**EXTRACTED ENTRIES:**

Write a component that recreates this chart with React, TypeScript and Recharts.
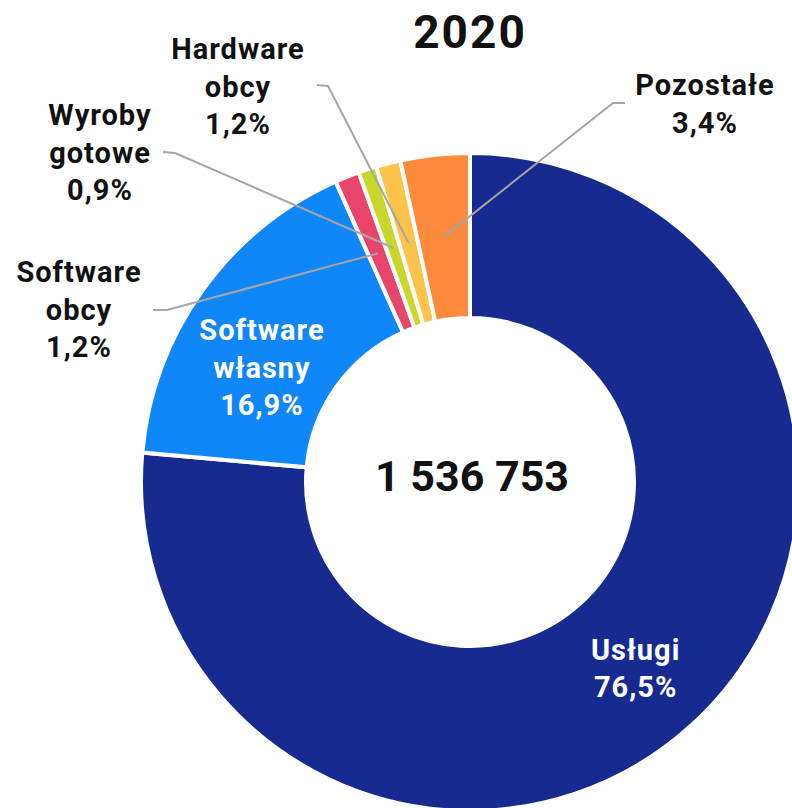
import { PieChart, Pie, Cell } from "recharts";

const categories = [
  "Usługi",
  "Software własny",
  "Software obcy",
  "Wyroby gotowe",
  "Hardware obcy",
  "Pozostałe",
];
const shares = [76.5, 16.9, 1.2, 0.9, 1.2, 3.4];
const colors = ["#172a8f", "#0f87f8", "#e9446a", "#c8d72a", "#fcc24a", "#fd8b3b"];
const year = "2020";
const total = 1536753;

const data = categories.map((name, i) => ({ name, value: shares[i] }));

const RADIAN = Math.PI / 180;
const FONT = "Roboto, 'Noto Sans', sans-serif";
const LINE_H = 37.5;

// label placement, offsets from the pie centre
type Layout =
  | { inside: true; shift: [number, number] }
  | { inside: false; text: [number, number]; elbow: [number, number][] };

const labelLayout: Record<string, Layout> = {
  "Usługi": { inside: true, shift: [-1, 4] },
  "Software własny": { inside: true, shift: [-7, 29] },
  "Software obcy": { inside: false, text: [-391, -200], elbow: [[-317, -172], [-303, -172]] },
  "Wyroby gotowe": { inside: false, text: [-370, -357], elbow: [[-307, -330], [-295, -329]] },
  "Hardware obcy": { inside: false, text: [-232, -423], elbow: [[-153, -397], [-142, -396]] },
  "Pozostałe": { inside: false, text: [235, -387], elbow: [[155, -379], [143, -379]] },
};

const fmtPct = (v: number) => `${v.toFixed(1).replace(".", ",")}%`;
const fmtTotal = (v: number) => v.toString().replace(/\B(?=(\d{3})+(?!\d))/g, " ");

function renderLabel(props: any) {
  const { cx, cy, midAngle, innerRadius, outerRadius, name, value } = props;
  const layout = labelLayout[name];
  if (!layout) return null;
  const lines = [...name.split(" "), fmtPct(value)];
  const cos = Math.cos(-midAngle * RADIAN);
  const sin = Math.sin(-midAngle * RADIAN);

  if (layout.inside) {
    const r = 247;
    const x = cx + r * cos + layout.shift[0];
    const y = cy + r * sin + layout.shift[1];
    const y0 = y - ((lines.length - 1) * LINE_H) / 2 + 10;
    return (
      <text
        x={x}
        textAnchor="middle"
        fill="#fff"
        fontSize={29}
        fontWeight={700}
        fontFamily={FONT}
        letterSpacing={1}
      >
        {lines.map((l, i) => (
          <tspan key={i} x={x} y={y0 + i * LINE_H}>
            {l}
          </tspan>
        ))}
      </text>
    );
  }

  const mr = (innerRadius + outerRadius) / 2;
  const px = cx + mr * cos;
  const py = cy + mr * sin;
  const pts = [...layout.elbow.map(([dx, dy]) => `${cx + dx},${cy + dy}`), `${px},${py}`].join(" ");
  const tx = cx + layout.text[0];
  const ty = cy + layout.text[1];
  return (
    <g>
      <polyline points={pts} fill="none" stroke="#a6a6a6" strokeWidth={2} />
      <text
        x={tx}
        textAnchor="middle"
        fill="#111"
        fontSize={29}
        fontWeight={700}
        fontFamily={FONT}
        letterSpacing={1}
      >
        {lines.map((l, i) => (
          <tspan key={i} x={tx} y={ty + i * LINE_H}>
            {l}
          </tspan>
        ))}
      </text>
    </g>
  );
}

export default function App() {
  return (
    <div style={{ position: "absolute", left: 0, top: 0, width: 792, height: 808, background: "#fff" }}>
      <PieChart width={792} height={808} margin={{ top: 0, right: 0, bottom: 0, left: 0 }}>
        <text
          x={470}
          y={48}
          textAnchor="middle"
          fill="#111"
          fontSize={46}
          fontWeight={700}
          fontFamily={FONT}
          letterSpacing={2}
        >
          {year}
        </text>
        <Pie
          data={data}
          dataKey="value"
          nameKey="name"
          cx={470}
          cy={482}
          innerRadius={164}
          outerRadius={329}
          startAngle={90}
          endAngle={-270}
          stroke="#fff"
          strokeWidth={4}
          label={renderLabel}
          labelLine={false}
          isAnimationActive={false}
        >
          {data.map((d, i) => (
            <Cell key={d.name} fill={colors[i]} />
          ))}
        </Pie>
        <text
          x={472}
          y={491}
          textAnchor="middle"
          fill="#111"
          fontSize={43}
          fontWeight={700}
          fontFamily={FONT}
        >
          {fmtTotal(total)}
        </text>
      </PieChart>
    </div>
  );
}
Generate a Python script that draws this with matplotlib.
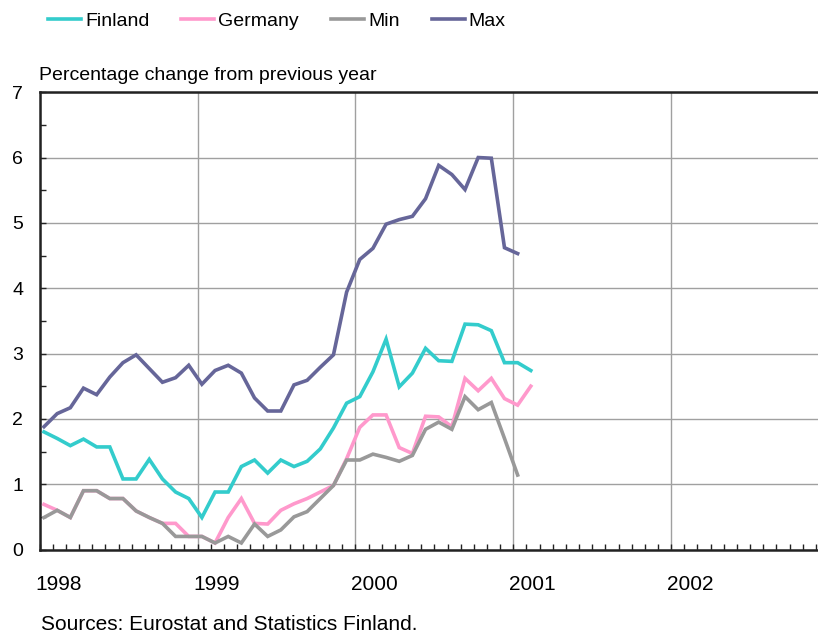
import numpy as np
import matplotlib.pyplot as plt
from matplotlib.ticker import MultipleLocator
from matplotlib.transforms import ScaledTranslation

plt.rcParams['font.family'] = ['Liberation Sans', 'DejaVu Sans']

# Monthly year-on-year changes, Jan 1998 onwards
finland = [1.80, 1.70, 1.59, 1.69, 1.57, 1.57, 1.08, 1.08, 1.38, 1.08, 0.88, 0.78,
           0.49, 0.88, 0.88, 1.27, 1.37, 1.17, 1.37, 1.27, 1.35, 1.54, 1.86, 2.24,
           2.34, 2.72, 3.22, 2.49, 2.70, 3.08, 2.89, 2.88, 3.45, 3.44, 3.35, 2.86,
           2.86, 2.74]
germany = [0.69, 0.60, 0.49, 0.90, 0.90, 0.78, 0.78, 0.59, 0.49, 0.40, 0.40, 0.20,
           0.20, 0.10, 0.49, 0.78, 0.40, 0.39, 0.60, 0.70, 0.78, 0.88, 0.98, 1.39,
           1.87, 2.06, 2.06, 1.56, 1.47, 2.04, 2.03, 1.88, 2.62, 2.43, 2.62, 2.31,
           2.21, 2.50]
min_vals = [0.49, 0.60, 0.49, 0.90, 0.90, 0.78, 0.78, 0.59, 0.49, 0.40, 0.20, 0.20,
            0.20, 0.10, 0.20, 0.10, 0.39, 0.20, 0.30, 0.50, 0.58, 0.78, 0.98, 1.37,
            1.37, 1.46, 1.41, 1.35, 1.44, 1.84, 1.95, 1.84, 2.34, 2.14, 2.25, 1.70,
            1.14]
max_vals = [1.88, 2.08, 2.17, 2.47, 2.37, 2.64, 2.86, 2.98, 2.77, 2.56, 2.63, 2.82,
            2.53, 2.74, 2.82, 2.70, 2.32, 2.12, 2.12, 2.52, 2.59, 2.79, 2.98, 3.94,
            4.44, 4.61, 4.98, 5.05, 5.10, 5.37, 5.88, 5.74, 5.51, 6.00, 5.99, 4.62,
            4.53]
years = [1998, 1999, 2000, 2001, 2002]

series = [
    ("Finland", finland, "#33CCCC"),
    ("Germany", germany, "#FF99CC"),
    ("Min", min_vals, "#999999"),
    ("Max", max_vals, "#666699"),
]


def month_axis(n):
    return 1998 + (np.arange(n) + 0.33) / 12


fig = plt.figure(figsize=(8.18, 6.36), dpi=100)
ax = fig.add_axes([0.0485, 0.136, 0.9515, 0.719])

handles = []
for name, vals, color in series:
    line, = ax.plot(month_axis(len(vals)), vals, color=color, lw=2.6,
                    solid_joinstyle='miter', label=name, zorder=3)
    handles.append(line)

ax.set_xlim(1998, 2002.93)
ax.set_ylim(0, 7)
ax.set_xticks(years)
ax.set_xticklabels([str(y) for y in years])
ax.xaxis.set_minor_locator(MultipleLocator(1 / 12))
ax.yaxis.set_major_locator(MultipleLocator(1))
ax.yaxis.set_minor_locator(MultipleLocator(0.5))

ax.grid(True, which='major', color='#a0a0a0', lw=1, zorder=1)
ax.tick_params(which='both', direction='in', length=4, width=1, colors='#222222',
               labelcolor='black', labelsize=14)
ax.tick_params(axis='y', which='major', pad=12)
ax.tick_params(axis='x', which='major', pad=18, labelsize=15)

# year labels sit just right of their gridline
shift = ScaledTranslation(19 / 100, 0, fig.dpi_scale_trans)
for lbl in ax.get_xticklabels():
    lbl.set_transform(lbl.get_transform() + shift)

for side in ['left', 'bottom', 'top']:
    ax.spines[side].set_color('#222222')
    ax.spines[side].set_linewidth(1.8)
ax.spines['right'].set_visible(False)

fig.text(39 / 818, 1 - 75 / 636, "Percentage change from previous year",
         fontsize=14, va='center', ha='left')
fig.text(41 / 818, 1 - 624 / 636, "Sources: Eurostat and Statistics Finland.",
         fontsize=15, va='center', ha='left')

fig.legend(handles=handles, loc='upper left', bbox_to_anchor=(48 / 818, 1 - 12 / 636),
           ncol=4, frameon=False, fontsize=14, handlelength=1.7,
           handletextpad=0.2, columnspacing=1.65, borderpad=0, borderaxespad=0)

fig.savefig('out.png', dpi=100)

**PROMPT:**
Pictures excluded, retype exactly the lines running from the one with "Generate a Python" through the one with "plt.rcParams['font.family'] = ['Liberation". Include both end lines and nothing more.

**WRITTEN SOLUTION:**
Generate a Python script that draws this with matplotlib.
import numpy as np
import matplotlib.pyplot as plt
from matplotlib.ticker import MultipleLocator
from matplotlib.transforms import ScaledTranslation

plt.rcParams['font.family'] = ['Liberation Sans', 'DejaVu Sans']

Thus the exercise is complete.